Below are some entries. Transcribe the lines from the one holding "Give me the Chart.js source for this chart." to the one holding "0.008, 0.005, 0.003];", inclusive, but not the pictures among them.

**Records with drawing code:**
--------------------

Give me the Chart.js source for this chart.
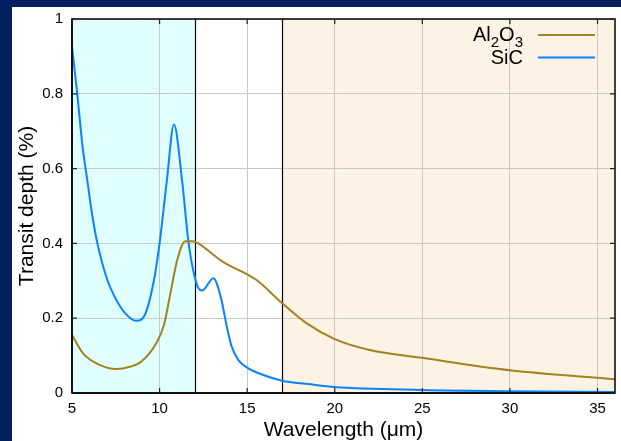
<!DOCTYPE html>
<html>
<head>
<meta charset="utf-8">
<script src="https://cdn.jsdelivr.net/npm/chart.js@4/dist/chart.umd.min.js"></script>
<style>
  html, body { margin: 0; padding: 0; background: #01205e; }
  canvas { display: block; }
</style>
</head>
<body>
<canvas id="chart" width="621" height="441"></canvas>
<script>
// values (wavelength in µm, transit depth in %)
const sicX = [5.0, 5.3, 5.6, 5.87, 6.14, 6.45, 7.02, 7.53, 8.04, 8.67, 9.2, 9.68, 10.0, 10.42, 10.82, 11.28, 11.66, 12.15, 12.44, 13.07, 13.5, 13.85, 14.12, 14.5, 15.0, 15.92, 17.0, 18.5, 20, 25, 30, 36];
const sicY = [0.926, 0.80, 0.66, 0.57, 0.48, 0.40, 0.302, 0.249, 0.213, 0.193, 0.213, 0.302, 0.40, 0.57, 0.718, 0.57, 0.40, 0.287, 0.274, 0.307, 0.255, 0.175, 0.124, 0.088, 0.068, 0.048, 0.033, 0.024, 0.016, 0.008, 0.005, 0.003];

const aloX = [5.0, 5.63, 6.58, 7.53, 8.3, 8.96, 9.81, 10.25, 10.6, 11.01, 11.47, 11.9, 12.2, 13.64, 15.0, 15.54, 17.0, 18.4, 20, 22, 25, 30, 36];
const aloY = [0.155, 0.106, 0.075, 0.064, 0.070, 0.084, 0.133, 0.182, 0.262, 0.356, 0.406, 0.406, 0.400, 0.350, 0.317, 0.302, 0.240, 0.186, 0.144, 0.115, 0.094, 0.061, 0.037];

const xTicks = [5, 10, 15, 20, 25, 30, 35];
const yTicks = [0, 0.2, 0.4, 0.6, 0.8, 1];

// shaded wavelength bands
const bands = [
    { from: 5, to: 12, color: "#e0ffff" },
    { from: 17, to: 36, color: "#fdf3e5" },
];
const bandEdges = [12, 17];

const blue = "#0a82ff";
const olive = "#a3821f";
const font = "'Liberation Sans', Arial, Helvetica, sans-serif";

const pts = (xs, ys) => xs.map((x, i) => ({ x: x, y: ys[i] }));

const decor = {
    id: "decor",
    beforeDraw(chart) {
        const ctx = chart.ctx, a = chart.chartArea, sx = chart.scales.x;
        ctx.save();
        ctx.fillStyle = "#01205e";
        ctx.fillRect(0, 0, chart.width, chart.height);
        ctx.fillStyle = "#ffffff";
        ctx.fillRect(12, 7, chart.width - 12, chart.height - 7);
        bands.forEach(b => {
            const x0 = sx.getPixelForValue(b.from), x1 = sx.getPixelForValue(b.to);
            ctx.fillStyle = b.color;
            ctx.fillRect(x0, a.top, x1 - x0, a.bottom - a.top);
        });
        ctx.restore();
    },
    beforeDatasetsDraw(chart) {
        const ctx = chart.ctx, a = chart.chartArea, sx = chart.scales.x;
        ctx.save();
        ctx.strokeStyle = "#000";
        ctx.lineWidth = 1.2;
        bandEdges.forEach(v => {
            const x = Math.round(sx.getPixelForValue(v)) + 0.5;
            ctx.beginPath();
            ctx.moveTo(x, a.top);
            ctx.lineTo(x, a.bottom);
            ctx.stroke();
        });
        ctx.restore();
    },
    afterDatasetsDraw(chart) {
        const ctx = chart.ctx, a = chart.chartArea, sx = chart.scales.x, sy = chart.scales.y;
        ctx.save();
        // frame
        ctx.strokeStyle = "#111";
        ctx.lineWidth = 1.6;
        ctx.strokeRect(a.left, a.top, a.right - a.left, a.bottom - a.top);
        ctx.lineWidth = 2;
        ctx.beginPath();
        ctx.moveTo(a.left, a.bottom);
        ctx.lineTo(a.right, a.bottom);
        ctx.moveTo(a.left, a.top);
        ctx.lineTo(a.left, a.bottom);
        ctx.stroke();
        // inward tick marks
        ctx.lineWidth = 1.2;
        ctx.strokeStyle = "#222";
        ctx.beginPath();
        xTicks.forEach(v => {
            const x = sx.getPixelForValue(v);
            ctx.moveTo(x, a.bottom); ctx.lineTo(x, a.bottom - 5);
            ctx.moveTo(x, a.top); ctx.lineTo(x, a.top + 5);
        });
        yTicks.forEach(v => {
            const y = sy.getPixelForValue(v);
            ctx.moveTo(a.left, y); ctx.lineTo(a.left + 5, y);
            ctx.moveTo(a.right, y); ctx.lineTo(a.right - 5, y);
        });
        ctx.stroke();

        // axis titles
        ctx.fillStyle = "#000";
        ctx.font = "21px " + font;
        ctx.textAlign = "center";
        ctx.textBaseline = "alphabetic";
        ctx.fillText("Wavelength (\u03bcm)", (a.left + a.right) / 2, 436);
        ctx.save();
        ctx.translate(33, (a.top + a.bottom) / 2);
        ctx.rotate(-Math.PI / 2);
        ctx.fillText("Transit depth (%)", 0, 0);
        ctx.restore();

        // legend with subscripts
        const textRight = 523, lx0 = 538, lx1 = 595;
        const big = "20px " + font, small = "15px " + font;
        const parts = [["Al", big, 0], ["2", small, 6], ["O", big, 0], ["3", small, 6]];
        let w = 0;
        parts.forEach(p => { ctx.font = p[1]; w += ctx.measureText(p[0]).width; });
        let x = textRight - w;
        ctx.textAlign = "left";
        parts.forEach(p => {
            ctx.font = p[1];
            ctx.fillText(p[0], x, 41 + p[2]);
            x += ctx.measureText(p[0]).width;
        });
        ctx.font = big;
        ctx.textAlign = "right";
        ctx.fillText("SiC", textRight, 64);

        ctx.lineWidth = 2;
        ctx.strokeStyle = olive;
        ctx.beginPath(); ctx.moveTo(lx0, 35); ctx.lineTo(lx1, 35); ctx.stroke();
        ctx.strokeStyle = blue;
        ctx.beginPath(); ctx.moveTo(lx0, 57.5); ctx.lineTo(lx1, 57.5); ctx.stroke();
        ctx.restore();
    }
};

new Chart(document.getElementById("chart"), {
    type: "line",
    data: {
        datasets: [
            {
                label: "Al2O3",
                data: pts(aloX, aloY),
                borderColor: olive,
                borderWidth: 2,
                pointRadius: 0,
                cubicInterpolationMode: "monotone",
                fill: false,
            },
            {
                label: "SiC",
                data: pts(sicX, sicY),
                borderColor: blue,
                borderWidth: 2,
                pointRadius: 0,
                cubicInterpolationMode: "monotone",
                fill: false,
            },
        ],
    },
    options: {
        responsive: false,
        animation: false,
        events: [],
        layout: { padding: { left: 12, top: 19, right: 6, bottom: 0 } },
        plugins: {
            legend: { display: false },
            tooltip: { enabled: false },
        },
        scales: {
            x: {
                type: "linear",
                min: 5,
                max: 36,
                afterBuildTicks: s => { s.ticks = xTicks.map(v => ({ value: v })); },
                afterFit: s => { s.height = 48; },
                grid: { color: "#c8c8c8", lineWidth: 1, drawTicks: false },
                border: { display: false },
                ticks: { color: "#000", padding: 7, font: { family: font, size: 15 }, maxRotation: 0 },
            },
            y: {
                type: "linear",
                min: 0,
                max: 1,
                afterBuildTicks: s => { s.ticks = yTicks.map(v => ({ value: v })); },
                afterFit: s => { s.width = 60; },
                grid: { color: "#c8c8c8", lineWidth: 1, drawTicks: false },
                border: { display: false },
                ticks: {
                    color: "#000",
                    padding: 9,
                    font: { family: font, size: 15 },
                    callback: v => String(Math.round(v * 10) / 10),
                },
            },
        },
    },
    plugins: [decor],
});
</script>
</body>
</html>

--------------------

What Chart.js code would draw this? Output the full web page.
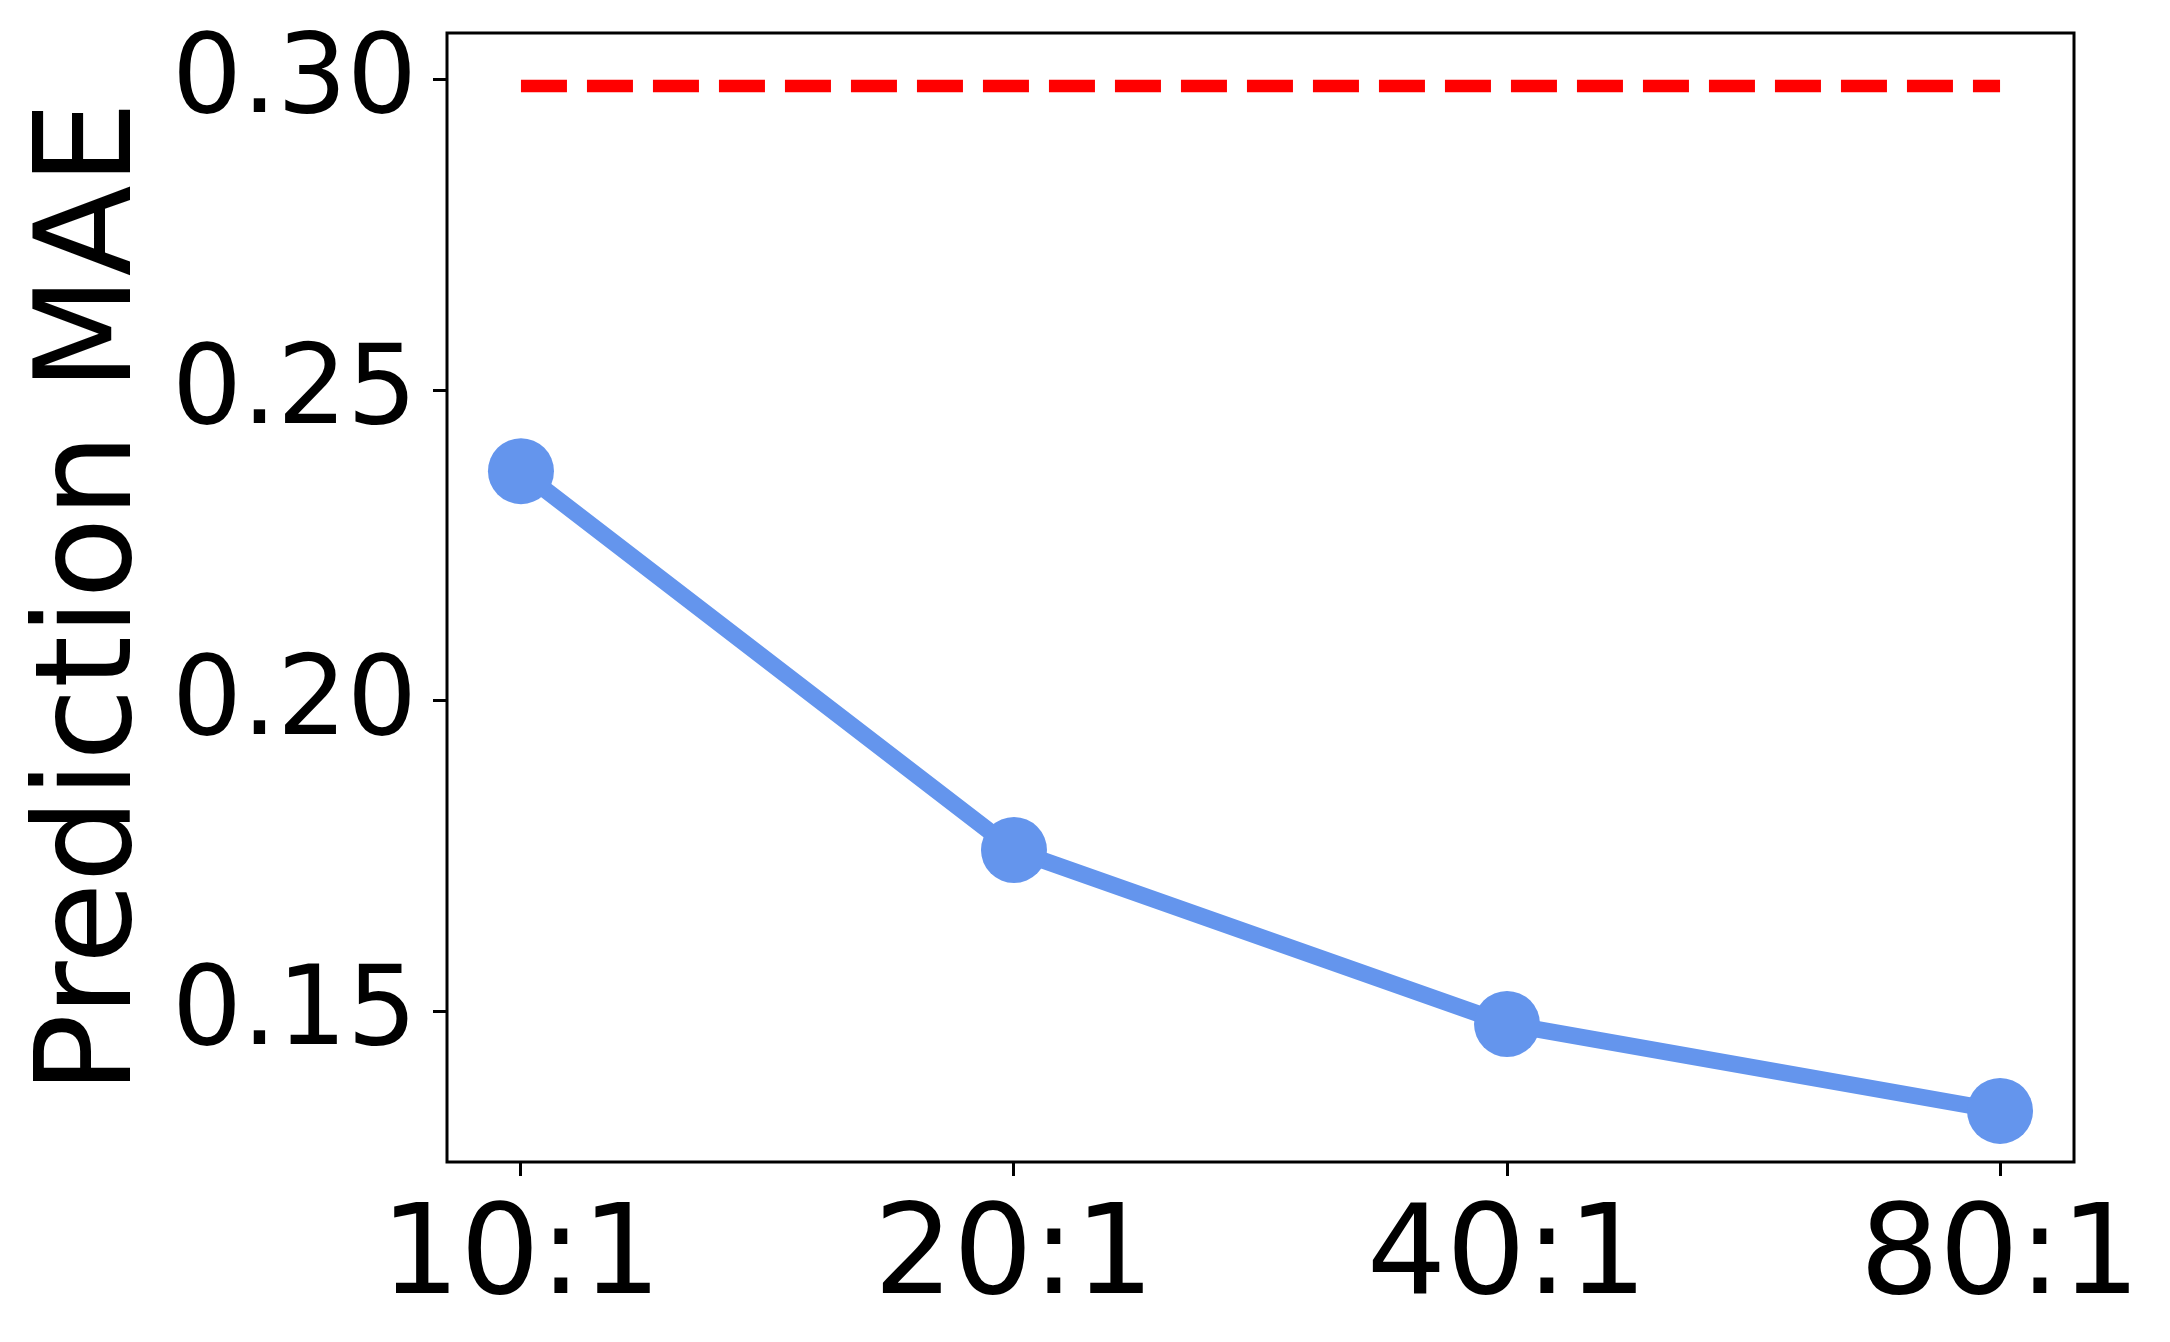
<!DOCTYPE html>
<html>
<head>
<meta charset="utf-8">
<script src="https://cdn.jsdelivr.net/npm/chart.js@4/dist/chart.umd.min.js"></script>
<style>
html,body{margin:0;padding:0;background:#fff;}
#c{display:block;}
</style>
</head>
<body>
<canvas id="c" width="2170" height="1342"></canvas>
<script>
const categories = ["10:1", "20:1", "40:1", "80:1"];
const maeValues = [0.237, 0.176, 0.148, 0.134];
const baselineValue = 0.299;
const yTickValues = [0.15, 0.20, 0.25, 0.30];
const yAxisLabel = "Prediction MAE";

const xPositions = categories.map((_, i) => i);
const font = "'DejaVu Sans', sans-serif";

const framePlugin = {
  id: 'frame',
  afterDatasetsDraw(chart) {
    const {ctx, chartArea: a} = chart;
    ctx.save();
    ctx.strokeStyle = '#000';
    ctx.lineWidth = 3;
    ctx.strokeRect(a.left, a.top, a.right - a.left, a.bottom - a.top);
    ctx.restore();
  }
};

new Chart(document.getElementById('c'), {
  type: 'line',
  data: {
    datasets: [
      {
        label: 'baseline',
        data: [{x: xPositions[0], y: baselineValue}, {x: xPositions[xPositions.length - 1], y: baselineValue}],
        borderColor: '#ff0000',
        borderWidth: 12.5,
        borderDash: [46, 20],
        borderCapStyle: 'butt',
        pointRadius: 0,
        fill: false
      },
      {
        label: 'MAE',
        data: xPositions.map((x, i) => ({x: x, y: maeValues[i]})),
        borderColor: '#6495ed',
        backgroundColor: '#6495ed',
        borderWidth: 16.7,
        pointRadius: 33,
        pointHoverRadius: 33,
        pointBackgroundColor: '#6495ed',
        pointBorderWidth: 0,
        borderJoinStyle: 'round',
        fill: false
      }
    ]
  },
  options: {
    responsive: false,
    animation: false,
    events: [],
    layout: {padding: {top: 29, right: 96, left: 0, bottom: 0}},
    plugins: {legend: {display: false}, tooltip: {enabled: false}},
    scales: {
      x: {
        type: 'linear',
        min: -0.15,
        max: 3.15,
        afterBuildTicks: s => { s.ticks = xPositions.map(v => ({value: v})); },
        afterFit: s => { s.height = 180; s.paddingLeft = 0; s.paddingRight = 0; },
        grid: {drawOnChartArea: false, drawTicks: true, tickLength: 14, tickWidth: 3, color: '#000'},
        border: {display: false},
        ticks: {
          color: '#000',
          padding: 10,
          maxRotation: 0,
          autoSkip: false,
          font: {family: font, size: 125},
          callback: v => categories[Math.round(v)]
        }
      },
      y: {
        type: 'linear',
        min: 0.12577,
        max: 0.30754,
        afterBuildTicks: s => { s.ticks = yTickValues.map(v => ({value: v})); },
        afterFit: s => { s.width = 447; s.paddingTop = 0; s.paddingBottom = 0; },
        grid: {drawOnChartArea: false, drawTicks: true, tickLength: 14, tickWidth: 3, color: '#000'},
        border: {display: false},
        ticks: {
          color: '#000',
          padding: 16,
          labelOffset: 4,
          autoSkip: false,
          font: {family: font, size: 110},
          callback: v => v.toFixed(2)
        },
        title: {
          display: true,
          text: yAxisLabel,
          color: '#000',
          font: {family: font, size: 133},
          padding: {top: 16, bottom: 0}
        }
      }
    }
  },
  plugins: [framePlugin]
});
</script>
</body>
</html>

--------------------

**ANSWER IN FULL:**
Give me the Chart.js source for this chart.
<!DOCTYPE html>
<html>
<head>
<meta charset="utf-8">
<script src="https://cdn.jsdelivr.net/npm/chart.js@4/dist/chart.umd.min.js"></script>
<style>
  html, body { margin: 0; padding: 0; background: #01205e; }
  canvas { display: block; }
</style>
</head>
<body>
<canvas id="chart" width="621" height="441"></canvas>
<script>
// values (wavelength in µm, transit depth in %)
const sicX = [5.0, 5.3, 5.6, 5.87, 6.14, 6.45, 7.02, 7.53, 8.04, 8.67, 9.2, 9.68, 10.0, 10.42, 10.82, 11.28, 11.66, 12.15, 12.44, 13.07, 13.5, 13.85, 14.12, 14.5, 15.0, 15.92, 17.0, 18.5, 20, 25, 30, 36];
const sicY = [0.926, 0.80, 0.66, 0.57, 0.48, 0.40, 0.302, 0.249, 0.213, 0.193, 0.213, 0.302, 0.40, 0.57, 0.718, 0.57, 0.40, 0.287, 0.274, 0.307, 0.255, 0.175, 0.124, 0.088, 0.068, 0.048, 0.033, 0.024, 0.016, 0.008, 0.005, 0.003];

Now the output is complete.